I found on some Dell desktops and HP servers I looked at that the
'hint.acpi.0' MIB could vary depending on BIOS version, and 'smbios'
MIB did vary between systems.

> (with the possible exception of a serial number if the SMBIOS provides
> one, but I have a room full of identical servers which all have serial
> number 123456)

I do not doubt what you say for SuperMicro or similar "white box"
systems.


On $WORKS's ARM and MIPS devices there was also some differences, but
granted not as much as on x86.

better_than_nothing() is a best attempt.
For instance, have you looked at how close the 'ps -fauxww' output is
between systems?  I don't see much variance.

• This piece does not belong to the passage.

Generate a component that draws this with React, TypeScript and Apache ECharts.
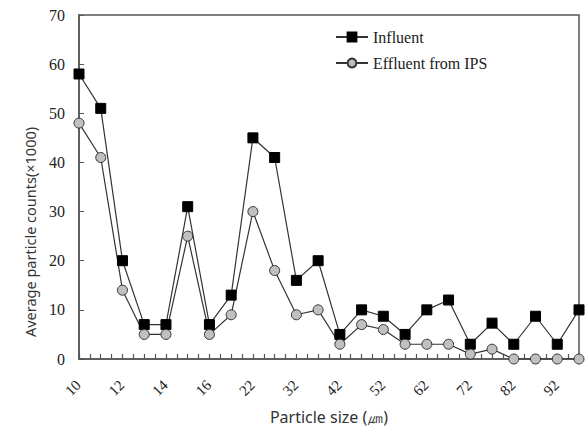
import React, { useEffect, useRef } from "react";
import * as echarts from "echarts";

const sizes = ["10","11","12","13","14","15","16","19","22","27","32","37","42","47","52","57","62","67","72","77","82","87","92","97"];
const shownLabels = ["10","12","14","16","22","32","42","52","62","72","82","92"];
const influent = [58,51,20,7,7,31,7,13,45,41,16,20,5,10,8.7,5,10,12,3,7.3,3,8.7,3,10];
const effluent = [48,41,14,5,5,25,5,9,30,18,9,10,3,7,6,3,3,3,1,2,0,0,0,0];
const yTicks = [0,10,20,30,40,50,60,70];

export default function App() {
  const ref = useRef<HTMLDivElement>(null);
  useEffect(() => {
    const chart = echarts.init(ref.current!, null, { renderer: "svg" });
    const serif = "Liberation Serif";
    chart.setOption({
      animation: false,
      backgroundColor: "#fff",
      grid: {
        left: 79, right: 6, top: 15, bottom: 72,
        outerBoundsMode: "none",
        show: true, borderColor: "#555", borderWidth: 1.5,
      },
      legend: {
        orient: "vertical",
        left: 330,
        top: 24,
        itemWidth: 32,
        itemHeight: 11,
        itemGap: 10,
        textStyle: { fontFamily: serif, fontSize: 16, color: "#222" },
        data: ["Influent", "Effluent from IPS"],
      },
      xAxis: [
        {
          type: "category",
          data: sizes,
          boundaryGap: false,
          axisLine: { show: true, lineStyle: { color: "#555", width: 1.5 } },
          axisTick: { show: false },
          axisLabel: { show: false },
          splitLine: { show: false },
        },
        {
          type: "value",
          min: 0,
          max: sizes.length - 1,
          interval: 1,
          position: "bottom",
          name: "Particle size (㎛)",
          nameLocation: "middle",
          nameGap: 50,
          nameTextStyle: { fontFamily: "Noto Sans", fontSize: 16, color: "#333" },
          axisLine: { show: false },
          axisTick: { show: true, inside: true, length: 5, lineStyle: { color: "#555", width: 1.2 } },
          minorTick: { show: true, splitNumber: 2, length: 5, lineStyle: { color: "#555", width: 1.2 } },
          axisLabel: { show: false },
          splitLine: { show: false },
        },
      ],
      yAxis: {
        type: "value",
        min: 0,
        max: yTicks[yTicks.length - 1],
        interval: 10,
        axisLine: { show: true, lineStyle: { color: "#555", width: 1.5 } },
        axisTick: { show: true, inside: true, length: 5, lineStyle: { color: "#555" } },
        axisLabel: { fontFamily: serif, fontSize: 16, color: "#222", margin: 14 },
        splitLine: { show: false },
      },
      series: [
        {
          name: "Influent",
          type: "line",
          data: influent,
          symbol: "rect",
          symbolSize: 10,
          lineStyle: { color: "#333", width: 1.2 },
          itemStyle: { color: "#000", borderColor: "#000", borderWidth: 1 },
        },
        {
          name: "Effluent from IPS",
          type: "line",
          data: effluent,
          symbol: "circle",
          symbolSize: 10,
          lineStyle: { color: "#333", width: 1.2 },
          itemStyle: { color: "#c0c0c0", borderColor: "#333", borderWidth: 1 },
        },
      ],
    });

    const y0 = chart.convertToPixel({ yAxisIndex: 0 }, 0) as number;
    const labelGraphics = shownLabels.map((lab) => {
      const x = chart.convertToPixel({ xAxisIndex: 0 }, lab) as number;
      return {
        type: "text",
        x: x - 6,
        y: y0 + 29,
        rotation: Math.PI / 4,
        style: {
          text: lab,
          fontFamily: serif,
          fontSize: 15,
          fill: "#222",
          align: "center",
          verticalAlign: "middle",
        },
      };
    });
    chart.setOption({
      graphic: [
        {
          type: "text",
          x: 30,
          y: 232,
          rotation: Math.PI / 2,
          style: {
            text: "Average particle counts(×1000)",
            fontFamily: "Noto Sans",
            fontSize: 14.5,
            fill: "#333",
            align: "center",
            verticalAlign: "middle",
          },
        },
        ...labelGraphics,
      ],
    });
    return () => chart.dispose();
  }, []);
  return <div ref={ref} style={{ width: 585, height: 431, position: "absolute", left: 0, top: 0 }} />;
}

I'm not saying 'kenv' is perfect, but it was something I found in
/[s]bin that varied between systems so it was a good replacement for
one of the 'ps' runs.


There are several attacker scenarios to think of.

1. Attacker has no login on the victim system, but is working from
   anything probeable over the network (including sniffed network
   traffic).

2. Attacker has a local non-root login on the victim system.

3. Attacker no login on the victim system, but knows its exact hardware
   and software configuration and can study their copy of the victim
   system.

4. Attacker has a local [intruded] root login on the victim system.
   [Not to be dismissed as "well they have root -- game over",
    assume a key securely moved off box is being attacked.]

We cannot guard against all of them, but we should try to have output
in better_than_nothing() to help guard against all of these.